The Squadron of French Somaliland (CFS) was incorporated on 1 April 1933, on the field of Saline, with three Potez 25 TOE biplanes and a Potez 29 detached medical of the 39th of parked aircraft regiment in the Levant. The Djibouti Air Base was transferred to Gabode land in 1935.

In 2011, the Base aérienne 188 Djibouti "Colonel Emile Massart" accommodated around fifteen aircraft, and being a support base with a joint vocation, it also accommodated many support units including an armed ground-air defense section of eight 20-mm twin-tubes and eight firing stations for Mistral missiles. It also hosts two squadrons:

- Escadron de Chasse 3/11 Corse with four Mirage 2000-5F and three Mirage 2000 D
- Escadron de Transport 88 Larzac flying a Transall C-160 until July 2019 and since then a CASA CN-235 and three SA330 Puma.

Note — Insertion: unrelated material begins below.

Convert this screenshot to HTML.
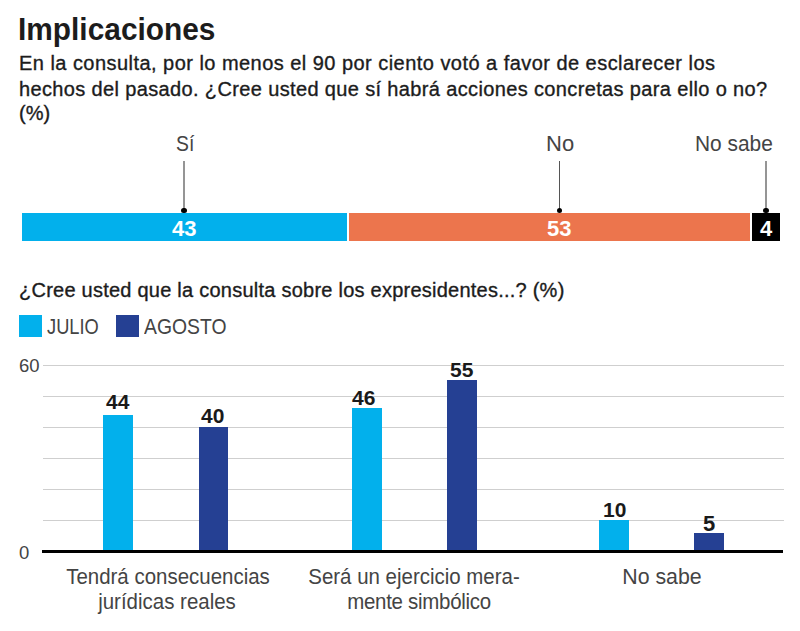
<!DOCTYPE html>
<html><head><meta charset="utf-8">
<style>
html,body{margin:0;padding:0;background:#fff;}
body{width:800px;height:631px;position:relative;overflow:hidden;font-family:"Liberation Sans",sans-serif;color:#1a1a1a;}
.a{position:absolute;white-space:nowrap;line-height:1;}
.title{left:18px;top:13px;font-size:32px;font-weight:bold;letter-spacing:0px;transform:scaleX(0.933);transform-origin:0 0;color:#1c1c1c;}
.sub{left:19px;font-size:20px;color:#1c1c1c;-webkit-text-stroke:0.35px #1c1c1c;}
.lab{font-size:22px;color:#444;}
.bar{position:absolute;}
.cy{background:#02b0ec;}
.nv{background:#254093;}
.or{background:#ec754d;}
.bk{background:#000;}
.vline{position:absolute;width:1.2px;background:#4d4d4d;}
.dot{position:absolute;width:5.4px;height:5.4px;border-radius:50%;background:#000;}
.num{font-size:22px;font-weight:bold;color:#fff;}
.grid{position:absolute;left:43px;width:741px;height:1px;background:#cfcfcf;}
.bnum{font-size:21px;font-weight:bold;color:#1a1a1a;}
.ax{font-size:18.5px;color:#444;}
.cat{font-size:22px;color:#444;text-align:center;line-height:25px;width:300px;transform:scaleX(0.93);transform-origin:50% 0;}
</style></head><body>
<div class="a title">Implicaciones</div>
<div class="a sub" style="top:53px;letter-spacing:0.46px">En la consulta, por lo menos el 90 por ciento votó a favor de esclarecer los</div>
<div class="a sub" style="top:79px;letter-spacing:0.36px">hechos del pasado. ¿Cree usted que sí habrá acciones concretas para ello o no?</div>
<div class="a sub" style="top:103px;">(%)</div>

<!-- stacked bar -->
<div class="a lab" style="left:176px;top:133px;transform:scaleX(0.88);transform-origin:0 0">Sí</div>
<div class="a lab" style="left:546px;top:133px;">No</div>
<div class="a lab" style="left:695px;top:133px;transform:scaleX(0.95);transform-origin:0 0">No sabe</div>
<div class="vline" style="left:183px;top:161px;height:48px;width:2px;background:#959595"></div>
<div class="vline" style="left:559px;top:161px;height:48px;width:1px;background:#555"></div>
<div class="vline" style="left:765px;top:161px;height:48px;width:2px;background:#959595"></div>

<div class="bar cy" style="left:22px;top:213px;width:325px;height:28px"></div>
<div class="bar or" style="left:349px;top:213px;width:401px;height:28px"></div>
<div class="bar bk" style="left:752px;top:213px;width:28px;height:28px"></div>
<div class="dot" style="left:181.3px;top:207.6px"></div>
<div class="dot" style="left:556.8px;top:207.6px"></div>
<div class="dot" style="left:763.3px;top:207.6px"></div>
<div class="a num" style="left:172px;top:218px">43</div>
<div class="a num" style="left:547px;top:218px">53</div>
<div class="a num" style="left:760px;top:218px">4</div>

<!-- question 2 -->
<div class="a sub" style="left:19px;top:280px;letter-spacing:0.24px">¿Cree usted que la consulta sobre los expresidentes...? (%)</div>
<div class="bar cy" style="left:19px;top:315px;width:23px;height:22px"></div>
<div class="a lab" style="left:47px;top:316px;transform:scaleX(0.83);transform-origin:0 0">JULIO</div>
<div class="bar nv" style="left:116px;top:315px;width:23px;height:22px"></div>
<div class="a lab" style="left:144px;top:316px;transform:scaleX(0.88);transform-origin:0 0">AGOSTO</div>

<div class="a ax" style="left:19px;top:357px">60</div>
<div class="a ax" style="left:19px;top:544px">0</div>
<div class="grid" style="top:365px"></div>
<div class="grid" style="top:396px"></div>
<div class="grid" style="top:427px"></div>
<div class="grid" style="top:458px"></div>
<div class="grid" style="top:489px"></div>
<div class="grid" style="top:520px"></div>

<div class="bar cy" style="left:103px;top:415px;width:30px;height:136px"></div>
<div class="bar nv" style="left:199px;top:427px;width:29px;height:124px"></div>
<div class="bar cy" style="left:352px;top:408px;width:30px;height:143px"></div>
<div class="bar nv" style="left:447px;top:380px;width:30px;height:171px"></div>
<div class="bar cy" style="left:599px;top:520px;width:30px;height:31px"></div>
<div class="bar nv" style="left:694px;top:533px;width:30px;height:18px"></div>
<div class="bar" style="left:42px;top:550px;width:741px;height:3px;background:#000"></div>

<div class="a bnum" style="left:106px;top:391px">44</div>
<div class="a bnum" style="left:201px;top:405px">40</div>
<div class="a bnum" style="left:352px;top:387px">46</div>
<div class="a bnum" style="left:450px;top:359px">55</div>
<div class="a bnum" style="left:603px;top:499px">10</div>
<div class="a bnum" style="left:703px;top:513px;font-size:22px">5</div>

<div class="a cat" style="left:18px;top:564px">Tendrá consecuencias</div>
<div class="a cat" style="left:17px;top:589px">jurídicas reales</div>
<div class="a cat" style="left:264px;top:564px">Será un ejercicio mera-</div>
<div class="a cat" style="left:269px;top:589px;letter-spacing:-0.3px">mente simbólico</div>
<div class="a cat" style="left:512px;top:564px;transform:scaleX(0.97)">No sabe</div>
</body></html>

In addition, a detachment from naval aeronautics (Breguet Atlantic, then Breguet Atlantique 2) is permanently stationed there.

=== Naval units ===
The French Navy deploys a CTM landing craft in Djibouti. It also has deployed special forces for training and for combating piracy around the Horn of Africa. Two Engins de Débarquement Amphibie – Standards (EDA-S) landing craft (Dague & Mousquetare) to be delivered to naval forces based in Djibouti. The landing craft are to replace the CTM craft and better support operations in the region. As of the mid-late 2020s, two RP10-class tugboats are also being deployed with French naval forces.